Karine : Ca peut être l’occasion d’aborder les costumes…
Dominique : Le costume, ce n’est pas central dans le programme d’histoire, tu sais. Il faudrait élargir à d’autres aspects de la vie quotidienne…
Karine : Les costumes peuvent être un biais pour aborder les catégories sociales, les modes de vie en fonction des catégories sociales au Moyen Âge, la condition des femmes… C’est un thème très riche au contraire, même d’un point de vue historique…Je suis sûre que tu t’en sortiras ! Il y a aussi « la forêt » que tu as mise, là dans la liste des thèmes de travaux de groupe possibles. J’ai cherché dans les textes, je n’ai pas trouvé grand chose. Il y a bien la forêt de Brocéliande, mais je n’ai pas trouvé beaucoup de descriptions utilisables… Tu es sûr qu’on garde ça ?

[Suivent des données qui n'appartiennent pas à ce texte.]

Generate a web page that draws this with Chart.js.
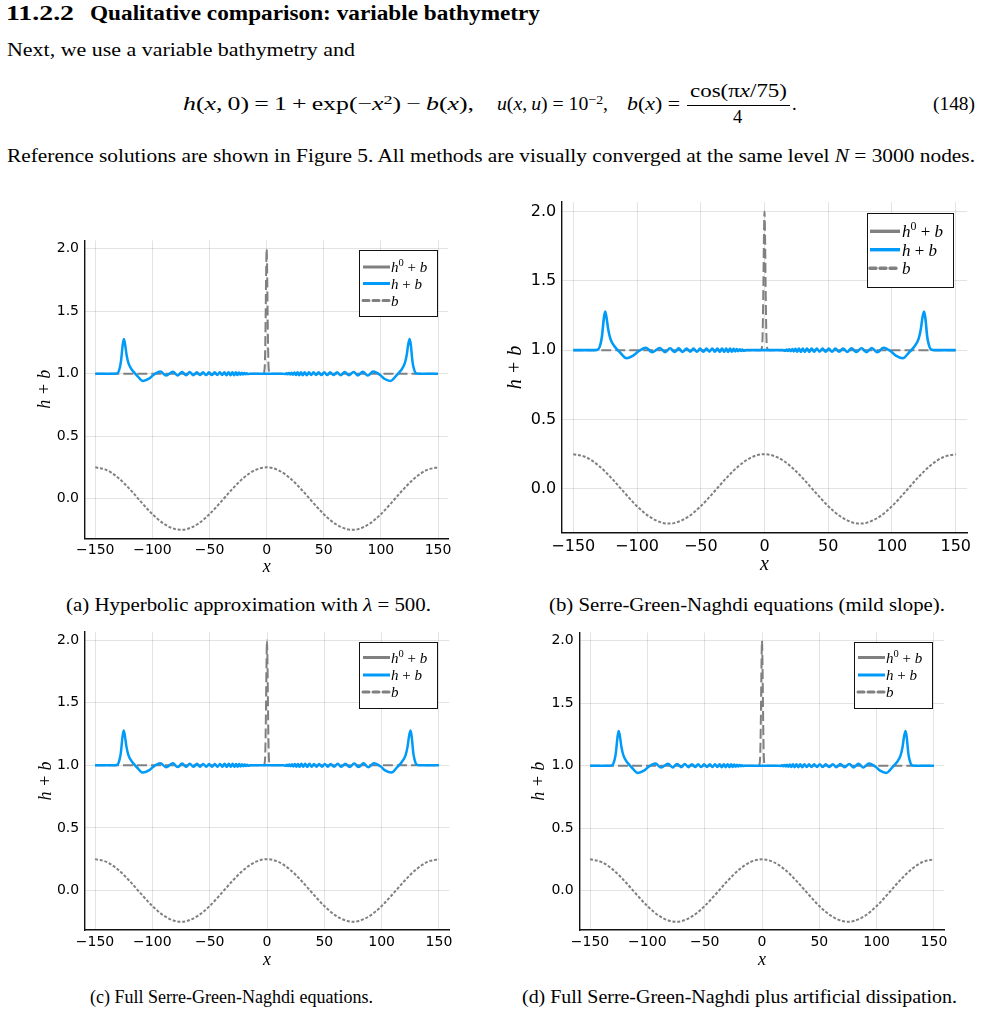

Dominique : Oui, la forêt, c’est important. Il faut évoquer les défrichements. On peut leur donner des listes de toponymes du coin : « Villeneuve », « les Essarts »…
Karine : D’accord, mais à condition que je puisse la peupler de bêtes, « ta » forêt, travailler sur le bestiaire imaginaire : les lions, les licornes…
Dominique : De toute façon, je vais la réduire à rien « ta » forêt. Avec les défrichements, le biotope de la licorne va vite se réduire à néant…
L’articulation des deux disciplines concernées implique qu’aucune des deux ne soit sacrifiée, ni instrumentalisée – si ce n’est ponctuellement – par l’autre, ni concernée de façon marginale par un point qui ne serait pas réellement au programme. Il ne s’agit pas là, malgré l’allure que peut prendre parfois la confrontation des deux points de vue, d’une question d’amour propre. La transversalité n’est pas l’abolition des spécificités disciplinaires[[Dans le numéro 408 des Cahiers Pédagogiques, « Savoir, c’est pouvoir transférer ? », Jean-Pierre Astolfi insiste sur cet aspect : « Ce n’est qu’une fois posée la spécificité de chaque champ de la connaissance, et l’impossibilité de passer sans rupture de l’un à l’autre, que l’on peut alors interroger sans confusion les savoirs, d’une manière transversale et métacognitive. » ]]. Travailler simultanément ou presque sur les aspects historiques et sur l’imaginaire du Moyen Âge, cela ne signifie pas qu’il faille aller à une synthèse hasardeuse : non, le roi Arthur n’est pas parti, accompagné de Lancelot et de Godefroi de Bouillon, pour chercher le Graal à Jérusalem, lors de la première croisade !
Notons que la situation est déstabilisante : travailler en équipe n’est pas si fréquent dans les collèges. Se laisser instrumentaliser par l’autre discipline, c’est voir nier l’essence de ce qu’on veut enseigner aux élèves ; vouloir à tout prix maintenir de façon figée la référence au programme, c’est risquer de ne pas aboutir à un travail commun.
Et si c’est difficile pour nous, qu’en sera-t-il pour les élèves, qui ne rentrent pas dans nos logiques d’experts, avec lesquels il faudra gérer les risques de confusion des genres ? L’écart entre leurs représentations de la tâche et des contenus et la nôtre est parfois vertigineux. Beaucoup ne perçoivent pas la dualité sous-tendue par les thèmes de travail. Alexandre et Mickaël ne s’intéressent à l’armement des chevaliers que par goût de la castagne et ont bien du mal à se saisir de l’épée mythique Excalibur. Elodie et Rachida, lancées à corps perdu derrière les bêtes mythiques de la forêt de Brocéliande, rechignent à retrouver la réalité terre-à-terre des bœufs de labour et des chevaux de trait.
Pourtant, c’est sans doute la clarté que nous mettons à monter la garde autour de nos spécificités disciplinaires, lors de la préparation de l’IDD, qui nous permettra d’aider les élèves à passer d’un mode de pensée à un autre.